● **Stated exercise**:
Repeat exactly the lines from the line with "Generate a LaTeX" to the line with "(0,0) rectangle (1161,680);", including both, and leave out any pictures.

● **Input material**:
__________
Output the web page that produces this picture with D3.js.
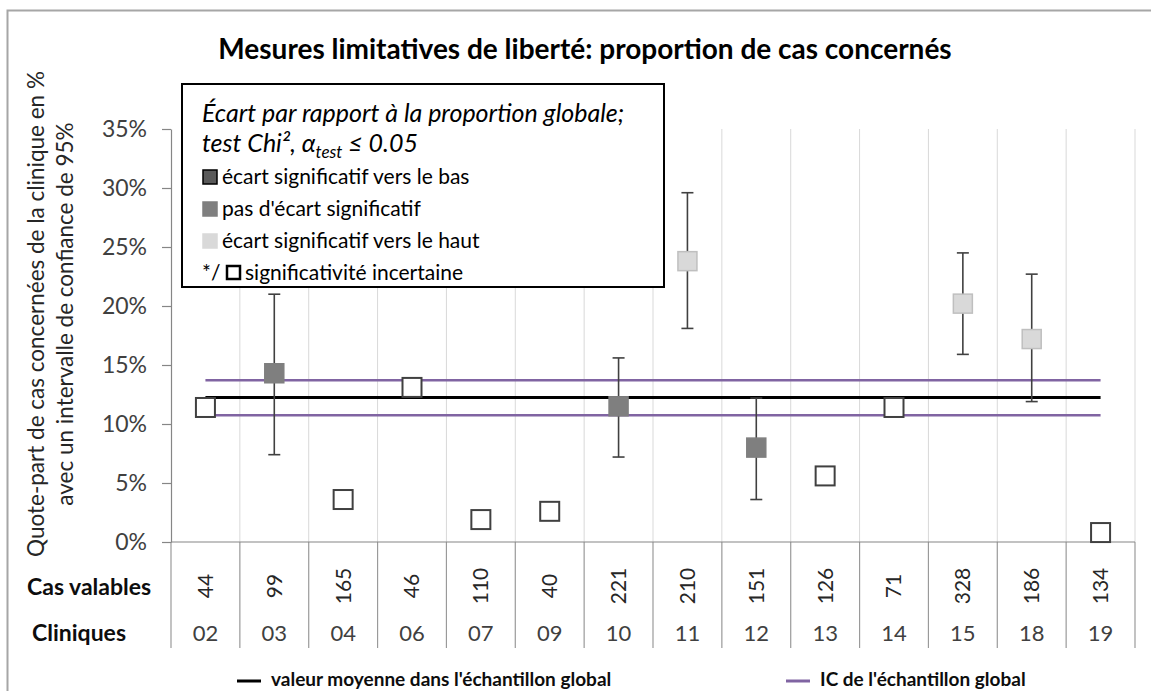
__________
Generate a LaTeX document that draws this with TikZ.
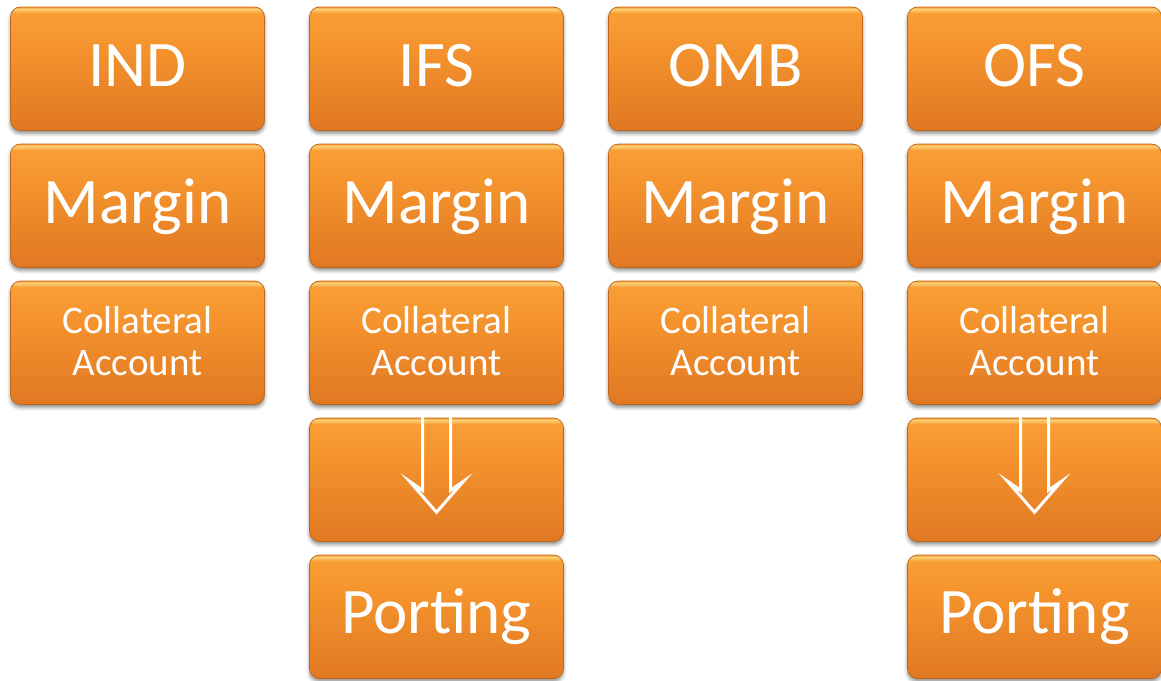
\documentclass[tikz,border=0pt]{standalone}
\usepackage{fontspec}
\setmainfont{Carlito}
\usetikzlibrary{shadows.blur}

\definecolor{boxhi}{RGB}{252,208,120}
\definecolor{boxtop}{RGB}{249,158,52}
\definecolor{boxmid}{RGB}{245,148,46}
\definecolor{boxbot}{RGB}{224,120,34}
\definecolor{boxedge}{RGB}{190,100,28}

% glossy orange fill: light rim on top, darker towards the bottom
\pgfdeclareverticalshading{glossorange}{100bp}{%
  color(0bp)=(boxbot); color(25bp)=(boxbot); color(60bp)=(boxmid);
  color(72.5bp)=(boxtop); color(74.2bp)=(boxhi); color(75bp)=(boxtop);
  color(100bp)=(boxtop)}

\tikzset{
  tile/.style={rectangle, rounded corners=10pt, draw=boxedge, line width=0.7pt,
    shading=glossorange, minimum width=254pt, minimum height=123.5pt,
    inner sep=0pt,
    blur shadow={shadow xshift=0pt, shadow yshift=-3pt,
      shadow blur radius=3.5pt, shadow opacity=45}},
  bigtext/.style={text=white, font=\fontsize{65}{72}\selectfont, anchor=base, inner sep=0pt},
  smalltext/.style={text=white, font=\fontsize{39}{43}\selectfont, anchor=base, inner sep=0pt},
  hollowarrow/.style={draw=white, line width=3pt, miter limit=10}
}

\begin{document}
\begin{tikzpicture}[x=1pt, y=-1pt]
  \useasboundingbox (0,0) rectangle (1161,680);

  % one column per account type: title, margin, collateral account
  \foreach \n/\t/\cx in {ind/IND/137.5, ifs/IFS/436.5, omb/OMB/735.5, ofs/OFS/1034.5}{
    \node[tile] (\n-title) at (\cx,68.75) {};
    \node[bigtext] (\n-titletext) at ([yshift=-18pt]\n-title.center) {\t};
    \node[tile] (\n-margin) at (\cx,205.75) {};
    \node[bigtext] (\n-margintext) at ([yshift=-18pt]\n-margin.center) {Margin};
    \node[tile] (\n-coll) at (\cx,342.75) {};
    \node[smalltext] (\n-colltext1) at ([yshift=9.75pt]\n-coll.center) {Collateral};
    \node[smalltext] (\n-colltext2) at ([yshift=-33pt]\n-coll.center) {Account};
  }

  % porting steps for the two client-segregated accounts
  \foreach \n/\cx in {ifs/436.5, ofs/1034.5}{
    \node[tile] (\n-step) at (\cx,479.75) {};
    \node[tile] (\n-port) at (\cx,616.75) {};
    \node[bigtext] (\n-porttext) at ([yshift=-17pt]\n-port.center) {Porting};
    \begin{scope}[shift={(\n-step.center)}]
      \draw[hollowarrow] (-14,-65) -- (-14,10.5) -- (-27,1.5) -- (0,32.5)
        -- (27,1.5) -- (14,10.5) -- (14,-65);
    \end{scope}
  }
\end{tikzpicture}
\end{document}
__________
● **Response to this exercise**:
Generate a LaTeX document that draws this with TikZ.
\documentclass[tikz,border=0pt]{standalone}
\usepackage{fontspec}
\setmainfont{Carlito}
\usetikzlibrary{shadows.blur}

\definecolor{boxhi}{RGB}{252,208,120}
\definecolor{boxtop}{RGB}{249,158,52}
\definecolor{boxmid}{RGB}{245,148,46}
\definecolor{boxbot}{RGB}{224,120,34}
\definecolor{boxedge}{RGB}{190,100,28}

% glossy orange fill: light rim on top, darker towards the bottom
\pgfdeclareverticalshading{glossorange}{100bp}{%
  color(0bp)=(boxbot); color(25bp)=(boxbot); color(60bp)=(boxmid);
  color(72.5bp)=(boxtop); color(74.2bp)=(boxhi); color(75bp)=(boxtop);
  color(100bp)=(boxtop)}

\tikzset{
  tile/.style={rectangle, rounded corners=10pt, draw=boxedge, line width=0.7pt,
    shading=glossorange, minimum width=254pt, minimum height=123.5pt,
    inner sep=0pt,
    blur shadow={shadow xshift=0pt, shadow yshift=-3pt,
      shadow blur radius=3.5pt, shadow opacity=45}},
  bigtext/.style={text=white, font=\fontsize{65}{72}\selectfont, anchor=base, inner sep=0pt},
  smalltext/.style={text=white, font=\fontsize{39}{43}\selectfont, anchor=base, inner sep=0pt},
  hollowarrow/.style={draw=white, line width=3pt, miter limit=10}
}

\begin{document}
\begin{tikzpicture}[x=1pt, y=-1pt]
  \useasboundingbox (0,0) rectangle (1161,680);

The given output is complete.